Sony introduced the latest iteration of their maturing PlayStation 3 console at Tokyo Game Show earlier this week. In addition to being thinner and lighter than the previous slim model, the Super Slim PS3 comes with beefier storage options. The new consoles will be available in two configurations, including a 250GB or 500GB hard drive, with both getting an option of a “charcoal black” or “classic white” finish.
The 250GB Super Slim PS3 will be available in the US starting September 25th, bundled with Uncharted 3: Game of the Year Edition and a voucher for $30 worth of downloadable content for Dust 514, for $270. Its larger sibling will set you back $300 and will come bundled with a copy of Assassin’s Creed III when it arrives on Oct. 30. Sony has not yet announced a stand-alone, non-bundled, version of the latest PS3, raising the cost of entry by $20, as the current bundleless 160GB PS3 retails for $250.
In speaking with Engadget, Sony Computer Entertainment America VP of marketing, handhelds and home consoles, John Koller, revealed there will be no “formal” price drop on the current models. Reasons cited include dwindling inventories on store shelves and consumers tiring of “weird” price fluctuations. While Sony isn’t officially dropping the price of the PS3s currently on the market, it is likely retailers will find creative ways to move their aging inventory if demand for the new consoles overshadows their current stock.

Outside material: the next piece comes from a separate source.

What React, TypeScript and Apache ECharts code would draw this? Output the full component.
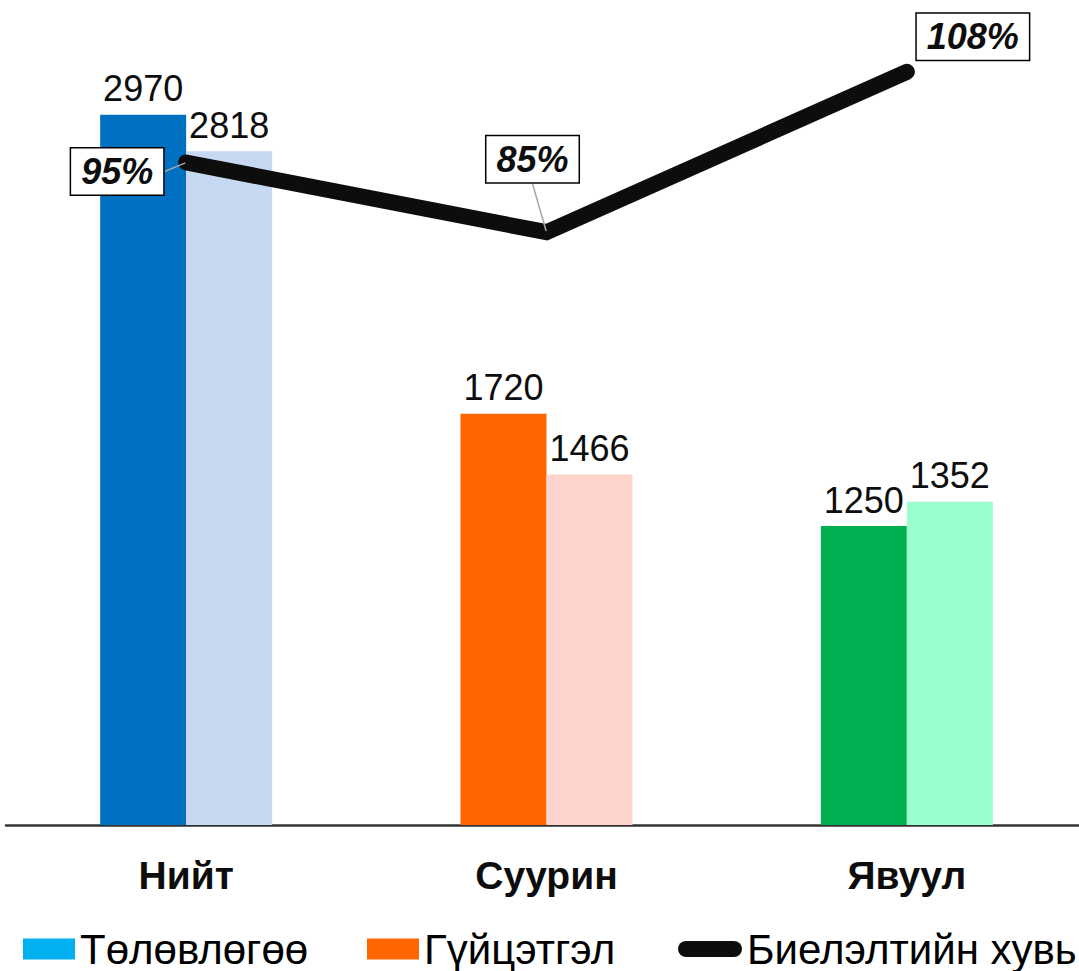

Sony also announced a 12GB solid state drive version of the Super Slim PS3. The catch? It will only be available in Europe. When asked, Mr. Koller stressed the importance of robust, out of the box storage to the North American consumer.
The seventh generation console wars have been hard fought by all of the major hardware manufacturers. With the PS3′s release trailing that of Microsoft’s Xbox 360 by several months, and getting quickly overshadowed by Nintendo’s dominant, if more casually oriented, Wii, Sony had a lot of ground to gain before they could mount a serious challenge. While the worldwide sales of the PS3 and 360 are now fairly close (64M and 67M respectively, as of March 2012), Microsoft continues to command the all-important US consumer market.
Now in its sixth year, the PS3 gets its second redesign and its first price hike. Though the extra $20 does yield about $50-60 worth of content, and 90GB worth of hard drive space, the entry-level Xbox 360 now has a $70 advantage over Sony’s offering. With the holiday season quickly approaching, consumer will ultimately decide whether or not content and storage trumps price.